** Given task **
Gather every line holding the string "this".

Begin

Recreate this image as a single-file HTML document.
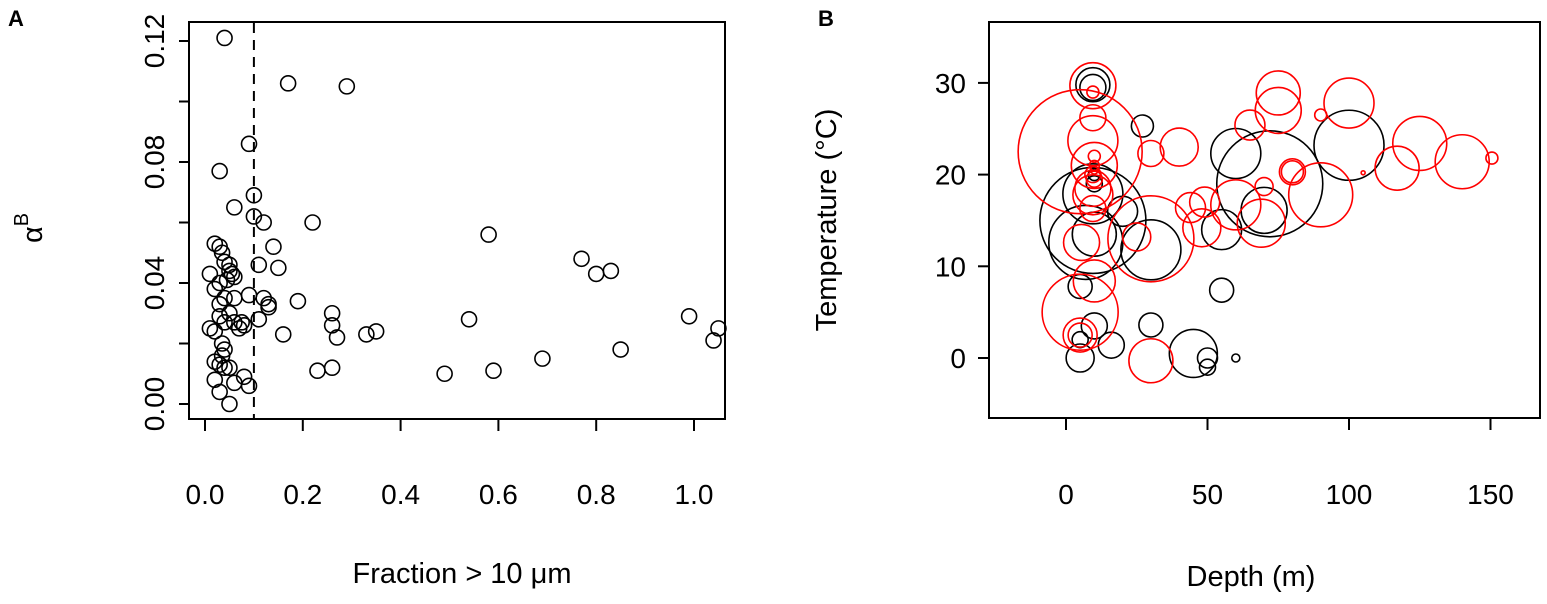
<!DOCTYPE html>
<html><head><meta charset="utf-8"><style>
body{margin:0;background:#fff}
svg{display:block;font-family:"Liberation Sans",sans-serif}
</style></head><body>
<svg id="s" width="1547" height="604" viewBox="0 0 1547 604">
<text x="8" y="26" font-size="22" font-weight="bold">A</text>
<text x="818" y="26" font-size="22" font-weight="bold">B</text>
<rect x="189" y="22" width="536" height="397" fill="none" stroke="#000" stroke-width="2"/>
<rect x="989" y="22" width="551" height="396" fill="none" stroke="#000" stroke-width="2"/>
<text transform="translate(42,228) rotate(-90)" font-size="29" text-anchor="middle">α<tspan dy="-14" font-size="20">B</tspan></text>
<text x="462" y="583" font-size="29" text-anchor="middle">Fraction &gt; 10 μm</text>
<text transform="translate(836,220) rotate(-90)" font-size="29" text-anchor="middle">Temperature (°C)</text>
<text x="1251" y="586" font-size="29" text-anchor="middle">Depth (m)</text>
<g id="ga"></g><g id="gb"></g>
</svg>
<script>
const aFrac=[0.04,0.17,0.29,0.09,0.03,0.10,0.06,0.10,0.12,0.22,0.14,0.15,0.11,0.58,0.77,0.80,0.83,0.19,0.12,0.13,0.13,0.26,0.26,0.27,0.16,0.33,0.35,0.54,0.99,1.05,1.04,0.85,0.69,0.49,0.59,0.23,0.26,0.11,0.09,0.08,0.07,0.09,0.08,0.05,0.03,0.06,0.02,0.03,0.035,0.04,0.05,0.05,0.055,0.06,0.045,0.01,0.03,0.02,0.04,0.06,0.03,0.05,0.03,0.04,0.06,0.01,0.02,0.035,0.04,0.035,0.02,0.03,0.04,0.05,0.02,0.075];
const aAlpha=[0.121,0.106,0.105,0.086,0.077,0.069,0.065,0.062,0.060,0.060,0.052,0.045,0.046,0.056,0.048,0.043,0.044,0.034,0.035,0.033,0.032,0.030,0.026,0.022,0.023,0.023,0.024,0.028,0.029,0.025,0.021,0.018,0.015,0.010,0.011,0.011,0.012,0.028,0.036,0.026,0.025,0.006,0.009,0.000,0.004,0.007,0.053,0.052,0.050,0.047,0.046,0.044,0.043,0.042,0.041,0.043,0.040,0.038,0.035,0.035,0.033,0.030,0.029,0.027,0.027,0.025,0.024,0.020,0.018,0.016,0.014,0.013,0.012,0.012,0.008,0.027];
const aXTicks=[0.0,0.2,0.4,0.6,0.8,1.0];
const aYTicks=[0.00,0.04,0.08,0.12];
const aYMinor=[0.02,0.06,0.10];
const aCut=[0.1];
const bBlackDepth=[9.5,9.5,27,60,72,70,55,9.5,9.5,7,10,30,20,5,55,30,5,16,10,5,45,50,50,60,100,10,10];
const bBlackTemp=[29.8,29.5,25.3,22.3,19,16.1,14,15,17.9,12.6,13.5,11.8,16,7.8,7.4,3.6,0,1.4,3.5,2,0.5,0,-1,0,23.2,19,20];
const bBlackR=[17,13,11,25,53,23,20,53,30,37,22,30,15,12,12,12,14,13,13,8,24,10,8,4,35,8,6];
const bRedDepth=[9.5,9.5,9.5,9.5,5,10,9.5,9.5,9.5,9.5,5.5,10,5,5,5,30,25,30,40,30,44,49,48,60,65,75,75,70,69,80,80,90,100,90,105,117,125,140,150.5,10,10,10,10];
const bRedTemp=[29.7,29,26.2,23.7,22.5,21,18.5,17.8,16.3,20,12.6,8.4,5,2.5,2.5,13,13.2,22.3,23,-0.3,16.4,17,14.2,16.7,25.4,28.9,27,18.7,14.7,20.3,20.3,17.8,27.8,26.5,20.2,20.7,23.4,21.4,21.8,22,21,19.5,20.5];
const bRedR=[23,6,13,25,62,23,18,20,13,8,18,21,38,17,12,43,14,13,19,22,15,15,19,25,15,22,23,9,24,13,11,32,25,6,2,22,27,27,6,6,5,8,4];
const bXTicks=[0,50,100,150];
const bYTicks=[0,10,20,30];
const NS='http://www.w3.org/2000/svg';
function mk(p,t,at){const e=document.createElementNS(NS,t);for(const k in at)e.setAttribute(k,at[k]);p.appendChild(e);return e;}
const ax=v=>205+v*489, ay=v=>404-v*3025;
const bx=v=>1066+v*2.83, by=v=>358-v*9.17;
const ga=document.getElementById('ga'), gb=document.getElementById('gb');
aXTicks.forEach(v=>{
 const t=mk(ga,'line',{x1:ax(v),x2:ax(v),y1:419,y2:431,stroke:'#000','stroke-width':2});
 
 
 const l=mk(ga,'text',{x:ax(v),y:504,'font-size':28,'text-anchor':'middle'});l.textContent=v.toFixed(1);
 
 
});
aYTicks.concat(aYMinor).forEach(v=>{
 const t=mk(ga,'line',{x1:179,x2:189,y1:ay(v),y2:ay(v),stroke:'#000','stroke-width':2});
 
 
});
aYTicks.forEach(v=>{
 const l=mk(ga,'text',{transform:`translate(164,${ay(v)}) rotate(-90)`,'font-size':28,'text-anchor':'middle'});l.textContent=v.toFixed(2);
 
 
});
aCut.forEach(v=>{
 const d=mk(ga,'line',{x1:ax(v),x2:ax(v),y1:23,y2:418,stroke:'#000','stroke-width':2,'stroke-dasharray':'10,7'});
 
 
});
aFrac.forEach((f,i)=>{
 const c=mk(ga,'circle',{cx:ax(f),cy:ay(aAlpha[i]),r:7.5,fill:'none',stroke:'#000','stroke-width':1.6});
 
 
});
bXTicks.forEach(v=>{
 const t=mk(gb,'line',{x1:bx(v),x2:bx(v),y1:418,y2:430,stroke:'#000','stroke-width':2});
 
 
 const l=mk(gb,'text',{x:bx(v),y:504,'font-size':28,'text-anchor':'middle'});l.textContent=v;
 
 
});
bYTicks.forEach(v=>{
 const t=mk(gb,'line',{x1:978,x2:989,y1:by(v),y2:by(v),stroke:'#000','stroke-width':2});
 
 
 const l=mk(gb,'text',{x:966,y:by(v)+10,'font-size':28,'text-anchor':'end'});l.textContent=v;
 
 
});
bBlackDepth.forEach((d,i)=>{
 const c=mk(gb,'circle',{cx:bx(d),cy:by(bBlackTemp[i]),r:bBlackR[i],fill:'none',stroke:'#000','stroke-width':1.6});
 
 
});
bRedDepth.forEach((d,i)=>{
 const c=mk(gb,'circle',{cx:bx(d),cy:by(bRedTemp[i]),r:bRedR[i],fill:'none',stroke:'#f00','stroke-width':1.6});
 
 
});
</script>
</body></html>
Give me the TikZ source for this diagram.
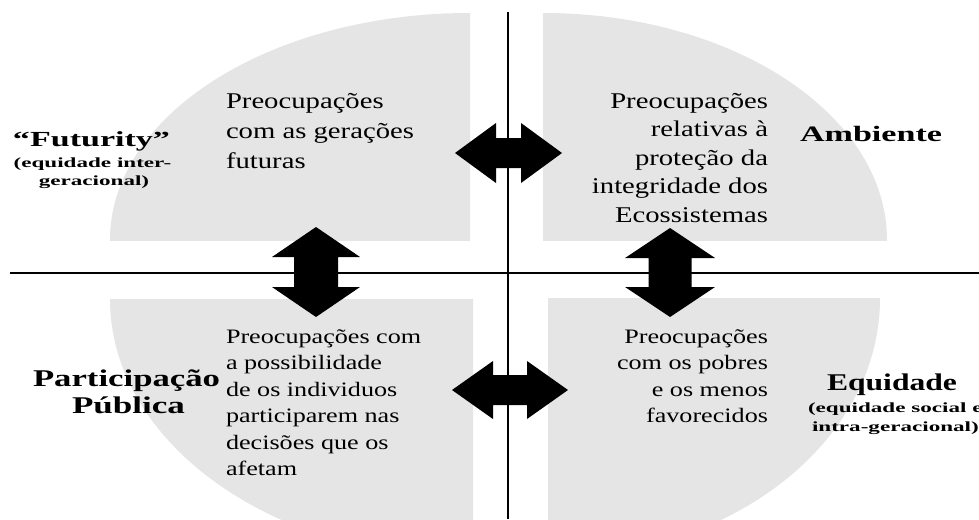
\documentclass[tikz,border=0pt]{standalone}
\usepackage{fontspec}
\setmainfont{Liberation Serif}
\usepackage{graphicx}
\definecolor{quadgray}{RGB}{229,229,229}
\newcommand\bodytxt[4]{\scalebox{1.275}[1]{\fontsize{#2}{#3}\selectfont\begin{tabular}[t]{@{}#1@{}}#4\end{tabular}}}
\newcommand\lab[3]{\resizebox{#1pt}{\height}{\fontsize{#2}{#2}\selectfont\bfseries #3}}
\newcommand\slab[1]{\scalebox{1.65}[1]{\fontsize{14}{14}\selectfont\bfseries #1}}
\tikzset{
  quad/.style={fill=quadgray},
  axis/.style={draw=black, line width=2pt},
  txt/.style={inner sep=0pt, outer sep=0pt},
  pics/dblarrow/.style n args={4}{code={
    \fill[black] (-#1,0) -- (-#1+#2,-#3) -- (-#1+#2,-#4) -- (#1-#2,-#4) -- (#1-#2,-#3) -- (#1,0)
      -- (#1-#2,#3) -- (#1-#2,#4) -- (-#1+#2,#4) -- (-#1+#2,#3) -- cycle;}}
}
\begin{document}
\begin{tikzpicture}[x=1pt,y=-1pt]
\useasboundingbox[fill=white] (0,0) rectangle (979,519);
% quadrants
\begin{scope}
  \clip (0,0) rectangle (470,240);
  \fill[quad] (470,240) ellipse [x radius=360, y radius=227];
\end{scope}
\begin{scope}
  \clip (543,0) rectangle (979,240);
  \fill[quad] (543,240) ellipse [x radius=344, y radius=227];
\end{scope}
\begin{scope}
  \clip (0,299) rectangle (473,519);
  \fill[quad] (473,299) ellipse [x radius=363, y radius=260];
\end{scope}
\begin{scope}
  \clip (548,298) rectangle (979,519);
  \fill[quad] (548,298) ellipse [x radius=332, y radius=260];
\end{scope}
% axes
\coordinate (vtop) at (508,12);
\coordinate (vbot) at (508,519);
\coordinate (hleft) at (10,273);
\coordinate (hright) at (979,273);
\draw[axis] (vtop) -- (vbot);
\draw[axis] (hleft) -- (hright);
% arrows
\pic at (508.5,153) {dblarrow={53.5}{41}{30}{15}};
\pic at (510,390) {dblarrow={58}{41}{29}{15}};
\pic[rotate=90] at (316,272) {dblarrow={45}{30}{44}{22}};
\pic[rotate=90] at (670,272.5) {dblarrow={44.5}{30}{45}{21.5}};
% body texts
\node[txt, anchor=base west] (tlt) at (226,108) {\bodytxt{l}{22.5}{30}{Preocupações\\com as gerações\\futuras}};
\node[txt, anchor=base east] (trt) at (768,108) {\bodytxt{r}{22.5}{28.5}{Preocupações\\relativas à\\proteção da\\integridade dos\\Ecossistemas}};
\node[txt, anchor=base west] (blt) at (226,343) {\bodytxt{l}{20.5}{26.5}{Preocupações com\\a possibilidade\\de os individuos\\participarem nas\\decisões que os\\afetam}};
\node[txt, anchor=base east] (brt) at (768,343) {\bodytxt{r}{20.5}{26.5}{Preocupações\\com os pobres\\e os menos\\favorecidos}};
% labels
\node[txt, anchor=base] (fut) at (91.5,146) {\lab{157}{21.5}{“Futurity”}};
\node[txt, anchor=base] (futa) at (92.5,167) {\slab{(equidade inter-}};
\node[txt, anchor=base] (futb) at (94,185) {\slab{geracional)}};
\node[txt, anchor=base west] (amb) at (800,141) {\lab{142}{22}{Ambiente}};
\node[txt, anchor=base west] (par) at (33,386) {\lab{187}{24}{Participação}};
\node[txt, anchor=base] (pub) at (128.5,413) {\lab{113}{24}{Pública}};
\node[txt, anchor=base west] (equ) at (827,390) {\lab{130}{24}{Equidade}};
\node[txt, anchor=base west] (equa) at (808,412) {\slab{(equidade social e}};
\node[txt, anchor=base west] (equb) at (812,431) {\slab{intra-geracional)}};
\end{tikzpicture}
\end{document}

End

** Task solution **
Recreate this image as a single-file HTML document.
Give me the TikZ source for this diagram.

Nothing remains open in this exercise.